Requirement
Begin with the first line of the material and copy each line word for word through the line that contains "const yMinorTicks = [5, 15, 25, 35];"; the pictures are left out.

Given information

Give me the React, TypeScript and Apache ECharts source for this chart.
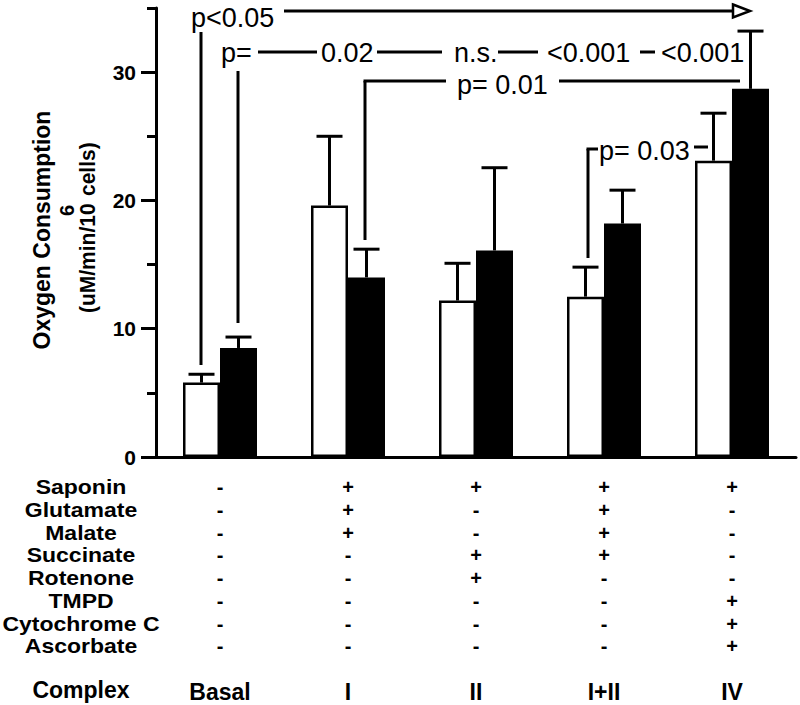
import React, { useEffect, useRef } from 'react';
import * as echarts from 'echarts';

// ---- data ----
const complexes = ['Basal', 'I', 'II', 'I+II', 'IV'];
const openMeans = [5.8, 19.6, 12.2, 12.5, 23.1];
const openUpper = [6.45, 25.0, 15.1, 14.8, 26.8];
const filledMeans = [8.5, 14.0, 16.1, 18.2, 28.7];
const filledUpper = [9.35, 16.2, 22.55, 20.8, 33.2];
const yMajorTicks = [0, 10, 20, 30];
const yMinorTicks = [5, 15, 25, 35];

const reagents = ['Saponin', 'Glutamate', 'Malate', 'Succinate', 'Rotenone', 'TMPD', 'Cytochrome C', 'Ascorbate'];
const saponin = ['-', '+', '+', '+', '+'];
const glutamate = ['-', '+', '-', '+', '-'];
const malate = ['-', '+', '-', '+', '-'];
const succinate = ['-', '-', '+', '+', '-'];
const rotenone = ['-', '-', '+', '-', '-'];
const tmpd = ['-', '-', '-', '-', '+'];
const cytochromeC = ['-', '-', '-', '-', '+'];
const ascorbate = ['-', '-', '-', '-', '+'];
const treatmentRows = [saponin, glutamate, malate, succinate, rotenone, tmpd, cytochromeC, ascorbate];

const FONT = '"Liberation Sans", Arial, Helvetica, sans-serif';
const BAR_W = 37;
const ROW_H = 22.7;

const line = (x1: number, y1: number, x2: number, y2: number) => ({
  type: 'line',
  shape: { x1, y1, x2, y2 },
  style: { stroke: '#000', lineWidth: 3 },
  z: 100,
});
const note = (text: string, x: number, y: number) => ({
  type: 'text',
  x,
  y,
  z: 100,
  style: { text, fontSize: 27, fontFamily: FONT, fill: '#000', align: 'left', verticalAlign: 'middle' },
});

const errorSeries = (means: number[], uppers: number[], side: number) => ({
  type: 'custom',
  z: 5,
  data: means.map((m, i) => [i, m, uppers[i]]),
  encode: { x: 0, y: [1, 2] },
  renderItem: (params: any, api: any) => {
    const i = api.value(0);
    const base = api.coord([i, api.value(1)]);
    const top = api.coord([i, api.value(2)]);
    const x = base[0] + (side * BAR_W) / 2;
    return {
      type: 'group',
      children: [
        { type: 'line', shape: { x1: x, y1: base[1], x2: x, y2: top[1] }, style: { stroke: '#000', lineWidth: 3 } },
        { type: 'line', shape: { x1: x - 13, y1: top[1], x2: x + 13, y2: top[1] }, style: { stroke: '#000', lineWidth: 3 } },
      ],
    };
  },
});

export default function App() {
  const ref = useRef<HTMLDivElement>(null);
  useEffect(() => {
    document.body.style.margin = '0';
    const chart = echarts.init(ref.current!, null, { renderer: 'svg' });
    const labelFor = (idx: number) =>
      treatmentRows.map((r) => r[idx]).join('\n') + '\n\n{c|' + complexes[idx] + '}';
    chart.setOption({
      animation: false,
      backgroundColor: '#fff',
      grid: { left: 156, right: 4, top: 8, bottom: 248, containLabel: false },
      xAxis: {
        type: 'category',
        data: complexes,
        axisLine: { lineStyle: { color: '#000', width: 3 } },
        axisTick: { alignWithLabel: true, length: 9, lineStyle: { color: '#000', width: 3 } },
        axisLabel: {
          interval: 0,
          margin: 19,
          color: '#000',
          fontSize: 20,
          fontWeight: 'bold',
          fontFamily: FONT,
          lineHeight: ROW_H,
          formatter: (_v: string, idx: number) => labelFor(idx),
          rich: {
            c: { fontSize: 23, fontWeight: 'bold', fontFamily: FONT, color: '#000', lineHeight: ROW_H },
          },
        },
      },
      yAxis: [
        {
          type: 'value',
          min: 0,
          max: 35,
          interval: 5,
          position: 'left',
          splitLine: { show: false },
          axisLine: { show: true, lineStyle: { color: '#000', width: 3 } },
          axisTick: { show: true, length: 15, customValues: yMajorTicks, lineStyle: { color: '#000', width: 3 } },
          axisLabel: {
            customValues: yMajorTicks,
            margin: 20,
            color: '#000',
            fontSize: 21,
            fontWeight: 'bold',
            fontFamily: FONT,
          },
        },
        {
          type: 'value',
          min: 0,
          max: 35,
          interval: 5,
          position: 'left',
          offset: 0,
          splitLine: { show: false },
          axisLine: { show: false },
          axisTick: { show: true, length: 9, customValues: yMinorTicks, lineStyle: { color: '#000', width: 3 } },
          axisLabel: { show: false },
        },
      ],
      series: [
        {
          type: 'bar',
          data: openMeans,
          barWidth: BAR_W,
          barGap: '0%',
          itemStyle: { color: '#fff', borderColor: '#000', borderWidth: 2.5 },
        },
        {
          type: 'bar',
          data: filledMeans,
          barWidth: BAR_W,
          barGap: '0%',
          itemStyle: { color: '#000', borderColor: '#000', borderWidth: 2.5 },
        },
        errorSeries(openMeans, openUpper, -1),
        errorSeries(filledMeans, filledUpper, 1),
      ],
      graphic: [
        // y-axis title
        {
          type: 'text', x: 41, y: 230, rotation: Math.PI / 2, scaleY: 1.08,
          style: { text: 'Oxygen Consumption', fontSize: 23, fontWeight: 'bold', fontFamily: FONT, fill: '#000', align: 'center', verticalAlign: 'middle' },
        },
        {
          type: 'text', x: 87, y: 313, rotation: Math.PI / 2, scaleY: 1.08,
          style: { text: '(uM/min/10', fontSize: 21, fontWeight: 'bold', fontFamily: FONT, fill: '#000', align: 'left', verticalAlign: 'middle' },
        },
        {
          type: 'text', x: 67, y: 216, rotation: Math.PI / 2,
          style: { text: '6', fontSize: 20, fontWeight: 'bold', fontFamily: FONT, fill: '#000', align: 'left', verticalAlign: 'middle' },
        },
        {
          type: 'text', x: 87, y: 196, rotation: Math.PI / 2, scaleY: 1.08,
          style: { text: 'cells)', fontSize: 21, fontWeight: 'bold', fontFamily: FONT, fill: '#000', align: 'left', verticalAlign: 'middle' },
        },
        // treatment table row headers
        {
          type: 'text', x: 81, y: 476, scaleX: 1.15,
          style: {
            text: reagents.join('\n'),
            fontSize: 20, fontWeight: 'bold', fontFamily: FONT, fill: '#000',
            align: 'center', verticalAlign: 'top', lineHeight: ROW_H,
          },
        },
        {
          type: 'text', x: 81, y: 690,
          style: { text: 'Complex', fontSize: 23, fontWeight: 'bold', fontFamily: FONT, fill: '#000', align: 'center', verticalAlign: 'middle' },
        },
        // significance annotations
        note('p<0.05', 191, 18),
        line(284, 11, 735, 11),
        {
          type: 'polygon', z: 100,
          shape: { points: [[733, 4.5], [750, 11], [733, 17.5]] },
          style: { fill: '#fff', stroke: '#000', lineWidth: 2.5 },
        },
        line(201, 32, 201, 365),
        note('p=', 221, 53),
        line(258, 52, 317, 52),
        note('0.02', 321, 53),
        line(377, 52, 442, 52),
        note('n.s.', 454, 53),
        line(498, 52, 538, 52),
        note('<0.001', 547, 53),
        line(640, 52, 655, 52),
        note('<0.001', 661, 53),
        line(238, 71, 238, 323),
        line(365, 81, 365, 240),
        line(363.5, 81, 446, 81),
        note('p= 0.01', 457, 85),
        line(559, 81, 740, 81),
        line(588, 149, 588, 258),
        line(586.5, 149, 598, 149),
        note('p= 0.03', 599, 151),
        line(694, 147, 708, 147),
      ],
    });
    return () => chart.dispose();
  }, []);
  return <div ref={ref} style={{ width: 800, height: 705 }} />;
}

Correct response
Give me the React, TypeScript and Apache ECharts source for this chart.
import React, { useEffect, useRef } from 'react';
import * as echarts from 'echarts';

// ---- data ----
const complexes = ['Basal', 'I', 'II', 'I+II', 'IV'];
const openMeans = [5.8, 19.6, 12.2, 12.5, 23.1];
const openUpper = [6.45, 25.0, 15.1, 14.8, 26.8];
const filledMeans = [8.5, 14.0, 16.1, 18.2, 28.7];
const filledUpper = [9.35, 16.2, 22.55, 20.8, 33.2];
const yMajorTicks = [0, 10, 20, 30];
const yMinorTicks = [5, 15, 25, 35];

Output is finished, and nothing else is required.